Courtesy Galería Nina Menocal, Mexico City
Yesterday, we began our series on Cuban artists at the Venice Biennale. Today, we continue with two more artists whose work is included in the Cuban Pavilion: Sandra Ramos and Tonel.
Sandra Ramos. Ramos (b. 1969 Havana) is presenting two installations: Bridges Series: 50 Miles. Italy-Baltic Coast (2013) and Bridges Series: 90 Miles. Cuba –USA (2011).
Here is Ramos’s statement about her work:
In my recent installations and videos I articulate a visual dialogue that expresses the arbitrariness of thoughts, images, perceptions, contrasts and uncertainties that we find in our daily life in the contemporary world.
I use a multiplicity of medias, according to the variety and significance of each work. I make prints and paintings using an alter-ego character, that of a Pioneer [Cuban youth group] girl who symbolizes my generation. She has the function of satirically commenting on the recent history of my country through popular stories that appear in Cuban texts.
During the 1990s I developed a series of painted suitcases. They were a compilation of the experiences, dreams, deceptions, and illusions of Cuban people who emigrate. Those sculptures and installations dealt with migration as a subject, as did my most recent series Horizontes, in which I use images of passports belonging to Cuban friends who live all over the world, manipulating them with collage and drawings. In my work-in-progress series Bridging (including the works 90 Miles and 50 Miles, 2009-2013), I work with the idea of communication beyond boundaries: between geographical sites that have been always in historical conflict, or connected by migrations, as Cuba and USA, or Italy and the Balkan republics. Future projects will also address Mexico and the USA, the UK and India, China and Japan, etc. In this series the bridge becomes a symbol of unlimited human connections.

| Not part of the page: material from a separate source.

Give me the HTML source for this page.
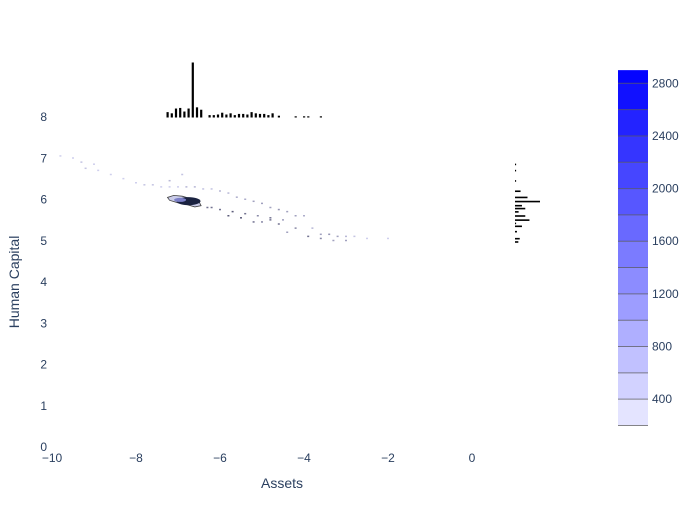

The recent development of communication media confers on contemporary life a dynamic that transcends the perception of time and space that we humankind have had previously. Those communication channels are also affected by a sense of alienation, in which entropy points out to us the theoretical limit that exists for the compression and assimilation of information.
The expansions of borders, waves of emigration, globalization in contrast to regionalism, religious radicalism, territorial wars, and the crises of utopian ideologies place us in a world full of uncertainties.
To express these ideas in visual work, I use personal and social memory documented through video and photographs, taking advantage in some cases of the kaleidoscopic deformation of images and the instantaneous speed of perception (as in The Uncertain Road, 2005, and Entropidoscopios, 2009). Other works explore contradictions on the social and developmental levels by means of opposition among materials, images, and such concepts as wealth and poverty, development and underdevelopment, abundance and scarcity (as in The dream of the reason, 2009). In other cases, the work plays with perceptions such as time-space, near and far, here and there, past and present (Parallel Roads, 2009).
My work also sets up a dialogue between private and public, the personal and the collective. The viewer who invades the intimate space of my mind also participates in many of these experiences and memories that are part of our shared environment.
Tonel (Antonio Eligio Fernández). Four works by Tonel (b. 1958, Havana) are included in The Perversion of the Classic: Self-portrait at age 50 (2009), a limited-edition book published by the artist; Illuminations (2012), an installation painted directly onto walls; Constructive (1994/2012), an installation made of concrete block, cement, and acrylic paint; and For a Constructive Radio (1989/2013), an installation made of wood, ceramic block, radio, electric cable, and artificial clay.

Photo by Eduardo Rubén García
Tonel’s statement about his participation in the Cuban Pavilion:
The selection of these works is based on the objectives of the organizer of the Cuban section, Jorge Fernández. Some of my own suggestions are included, based on my conversations with Jorge and knowing his ideas for the exhibition. We also took into account the space (Museum of Archaeology) where this show will be presented. These are all works that have existed for a while, some more recent than others.
Personally, I see a connecting thread in these works (especially in the first three): a look at history. It is a look that, in this grouping, rests at times on the nation, or close to the symbols of Cuba, and by extension, on Cubans. And at other times, it focuses on phenomena that reverberate beyond the national.

Photo by Eduardo Rubén García
I think that perhaps these works contribute to thinking about history from an anthropological perspective. By this, I mean a way of understanding and representing history that puts the accent on individual experiences, including (auto)biographical, and on cultural variables, materials, and linguistics that affect us as human beings, even while—almost without realizing it—we are becoming part of history.
In the case of For a Constructive Radio, the decision to include this work originated in an agreement between Jorge Fernández and Giacomo Zaza, who is the organizer in charge of selecting the non-Cuban artists who are also exhibiting in the Museo de Arqueologia in Venice. I understand that Jorge and Giacomo saw that this work can establish a productive dialogue with the works of Chinese artist Wang Du, especially with some of his works that allude to communications media and their role in present-day societies.